The rain stopped about the time I drove home and I immediately took Whip out for our nightly constitutional. I saw earthworms for the first time this year. I always find it interesting that 11,000 years ago there were no earthworms here. The area had been glaciated multiple times throughout the Pleistocene. I like to imagine that, once things began to warm up, earthworms very slowly migrated from the south up to the Northwoods but more probably they were all brought in by settlers either accidently or on purpose. About a half hour after Whip and I got back, rain, thunder, and lightning started up again. Radar shows it will probably go on all night.
Thursday, April 23, 2026
Earthworm
After I started my volunteer stint at the library it began to pour. Little chance of anyone braving the deluge to come in tonight. I first finished my usual tasks. Then went looking for The Island of Missing Trees by Elif Shafak. Someone from another library was asking for our copy and we couldn't find it.
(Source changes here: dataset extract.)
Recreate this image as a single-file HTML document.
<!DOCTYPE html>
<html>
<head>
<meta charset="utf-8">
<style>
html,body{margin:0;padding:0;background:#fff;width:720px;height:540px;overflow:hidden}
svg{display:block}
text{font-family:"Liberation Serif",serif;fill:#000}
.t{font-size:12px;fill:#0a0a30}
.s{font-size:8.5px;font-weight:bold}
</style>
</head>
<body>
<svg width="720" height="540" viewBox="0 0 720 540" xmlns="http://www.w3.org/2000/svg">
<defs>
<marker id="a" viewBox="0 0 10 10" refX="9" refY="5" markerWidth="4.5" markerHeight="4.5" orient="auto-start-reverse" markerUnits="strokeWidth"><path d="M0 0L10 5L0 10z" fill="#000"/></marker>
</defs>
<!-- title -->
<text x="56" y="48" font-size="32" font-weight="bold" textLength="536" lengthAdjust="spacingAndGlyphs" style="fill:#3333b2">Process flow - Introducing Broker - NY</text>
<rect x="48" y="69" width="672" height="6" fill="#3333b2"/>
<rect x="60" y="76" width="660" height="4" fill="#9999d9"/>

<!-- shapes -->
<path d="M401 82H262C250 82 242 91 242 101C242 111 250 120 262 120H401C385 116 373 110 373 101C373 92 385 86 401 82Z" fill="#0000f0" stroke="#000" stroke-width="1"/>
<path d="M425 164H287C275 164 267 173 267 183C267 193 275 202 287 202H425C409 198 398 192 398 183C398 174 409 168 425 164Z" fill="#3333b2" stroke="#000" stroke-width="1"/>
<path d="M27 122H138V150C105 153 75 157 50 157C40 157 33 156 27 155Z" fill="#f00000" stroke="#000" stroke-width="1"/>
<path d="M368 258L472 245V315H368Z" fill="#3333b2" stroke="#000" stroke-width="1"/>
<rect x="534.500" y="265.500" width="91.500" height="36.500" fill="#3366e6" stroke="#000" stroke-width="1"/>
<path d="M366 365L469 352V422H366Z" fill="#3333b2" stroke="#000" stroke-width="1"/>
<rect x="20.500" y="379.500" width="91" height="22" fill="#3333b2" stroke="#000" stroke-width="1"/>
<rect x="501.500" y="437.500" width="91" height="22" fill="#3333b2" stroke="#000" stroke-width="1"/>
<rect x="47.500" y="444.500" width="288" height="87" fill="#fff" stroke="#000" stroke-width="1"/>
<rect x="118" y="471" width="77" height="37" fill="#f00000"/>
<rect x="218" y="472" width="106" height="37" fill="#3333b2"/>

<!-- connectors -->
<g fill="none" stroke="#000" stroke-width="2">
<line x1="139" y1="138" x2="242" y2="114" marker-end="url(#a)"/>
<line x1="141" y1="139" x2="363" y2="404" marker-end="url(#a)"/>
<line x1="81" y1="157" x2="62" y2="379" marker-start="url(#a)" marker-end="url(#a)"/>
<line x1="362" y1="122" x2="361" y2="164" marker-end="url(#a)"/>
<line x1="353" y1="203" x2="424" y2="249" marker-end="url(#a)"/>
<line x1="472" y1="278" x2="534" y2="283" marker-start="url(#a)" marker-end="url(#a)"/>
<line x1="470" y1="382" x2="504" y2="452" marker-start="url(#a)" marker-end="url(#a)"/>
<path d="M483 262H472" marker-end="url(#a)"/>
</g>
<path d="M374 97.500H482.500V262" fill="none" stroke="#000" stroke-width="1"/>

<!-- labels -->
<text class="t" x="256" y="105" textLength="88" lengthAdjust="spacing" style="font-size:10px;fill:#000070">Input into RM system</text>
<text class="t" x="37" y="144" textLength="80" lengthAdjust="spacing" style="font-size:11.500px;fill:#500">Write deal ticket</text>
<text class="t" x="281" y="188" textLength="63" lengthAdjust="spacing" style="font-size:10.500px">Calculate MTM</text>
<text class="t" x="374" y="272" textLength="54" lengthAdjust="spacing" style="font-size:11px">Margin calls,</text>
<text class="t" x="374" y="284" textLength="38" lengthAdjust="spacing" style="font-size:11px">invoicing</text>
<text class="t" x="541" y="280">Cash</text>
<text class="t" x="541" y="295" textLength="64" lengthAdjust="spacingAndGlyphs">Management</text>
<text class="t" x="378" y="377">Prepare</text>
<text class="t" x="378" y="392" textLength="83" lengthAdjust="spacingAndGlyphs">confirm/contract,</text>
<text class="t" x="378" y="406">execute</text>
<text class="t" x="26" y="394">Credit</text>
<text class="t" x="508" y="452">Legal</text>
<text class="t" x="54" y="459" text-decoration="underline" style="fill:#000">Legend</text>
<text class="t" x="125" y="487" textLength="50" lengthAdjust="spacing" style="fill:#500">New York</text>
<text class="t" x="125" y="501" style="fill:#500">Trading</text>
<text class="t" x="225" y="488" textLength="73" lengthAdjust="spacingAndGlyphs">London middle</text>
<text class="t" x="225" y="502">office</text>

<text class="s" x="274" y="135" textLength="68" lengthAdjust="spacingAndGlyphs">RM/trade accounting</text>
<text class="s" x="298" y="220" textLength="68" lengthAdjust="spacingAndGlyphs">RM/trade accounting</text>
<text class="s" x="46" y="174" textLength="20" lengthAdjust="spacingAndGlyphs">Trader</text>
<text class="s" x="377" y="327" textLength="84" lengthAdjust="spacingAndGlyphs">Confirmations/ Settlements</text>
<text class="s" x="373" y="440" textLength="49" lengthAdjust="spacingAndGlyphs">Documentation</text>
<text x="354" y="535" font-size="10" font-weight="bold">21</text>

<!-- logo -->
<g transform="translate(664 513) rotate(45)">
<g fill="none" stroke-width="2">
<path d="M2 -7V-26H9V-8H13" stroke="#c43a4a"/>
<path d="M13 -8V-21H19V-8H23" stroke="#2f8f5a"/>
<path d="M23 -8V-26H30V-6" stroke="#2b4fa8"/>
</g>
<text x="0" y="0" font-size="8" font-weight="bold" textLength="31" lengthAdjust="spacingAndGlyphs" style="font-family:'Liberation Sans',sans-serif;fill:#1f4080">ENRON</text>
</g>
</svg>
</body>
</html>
It should have been in the fiction section under "SHA" but it wasn't there. I checked our records to see what the book cover looked like: light blue background w/ a design on the front. Should be easy to spot. In case someone had put it in the wrong area I checked the Western Large Print, the Large Print, and the New Releases sections. Nope. Went back to the Fiction section and went through all of the books whose author's last name began w/ 'S'. Nope. Could be in Non-Fiction but that would mean checking each book. Well, nothing else to do at the moment. When I got to the Dewey Decimal System 300's (Anthropology) I found it. Actually it wasn't shelved there as much as displayed: standing upright on a shelf. Interesting spot for it.